Ввернуть эту «нежную психею» в газетную рецензию, конечно, могли только вы. Да так, что ни один редактор не скривится: «это что? откуда? зачем?» Всем было ясно: затем, что есть русский язык, и в нем живут Карамзин и Хлебников, Островский и Вагинов, Аксаков и Аксенов, Пушкин и Венедикт Ерофеев. Письмо ваше было всегда великодушно, раздольно, неспешно (в газетах нулевых ему стало тесновато). Изящно без витиеватости, иронично без желчности, блистательно без нарочитого стремления блеснуть (вы умели подчеркнуть такие различия). Я помню вас растроганным, но никогда — сентиментальным. Иногда дидактичным, но никогда — высокомерным. Как хорошо и точно сказал актер Борис Репетур, в разговоре с вами удивительно было не то, что вы такой умный, а что себя чувствуешь умнее. Вот и театр, о котором вы написали, казался умнее.

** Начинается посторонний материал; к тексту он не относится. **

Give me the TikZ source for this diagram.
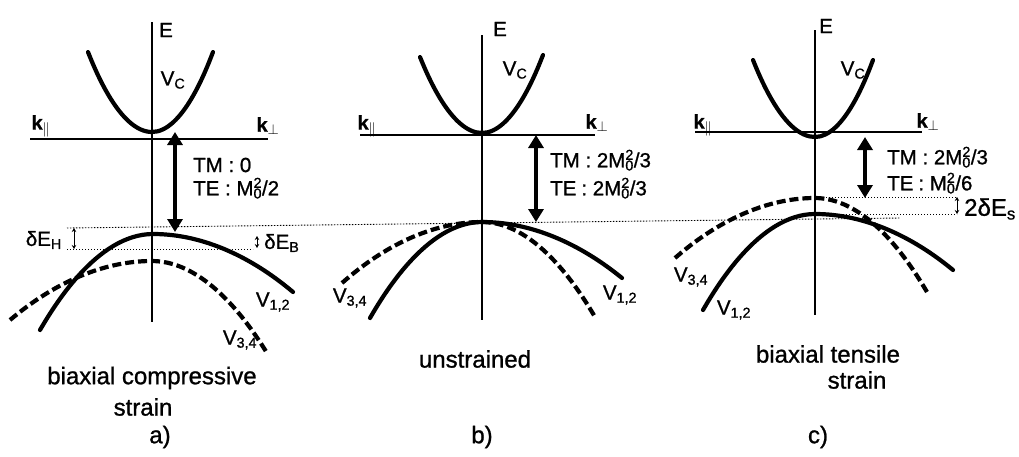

Без вас, боюсь, он будет чаще глупеть.
А поминки были без тяжести и уныния.
А на похороны пришел великий режиссер Анатолий Васильев. Помните, что вы написали про его с Владимиром Мартыновым «Моцарта и Сальери»? «Да, конечно, печально расставаться с дорогим человеком, но печаль — это именно печаль, никоим образом не отчаяние. Оно пусть себе грохочет, где хочет, однако в Церкви и в духовной музыке (а любой Requiem — это духовная музыка) ему нет места. Радости же — есть. Не бурной, конечно, но глубокой, чистой и торжественной.
„Во блаженном успении вечный покой“: чем плохо?»
И теперь, значит, вот так. Во блаженном успении вечный покой.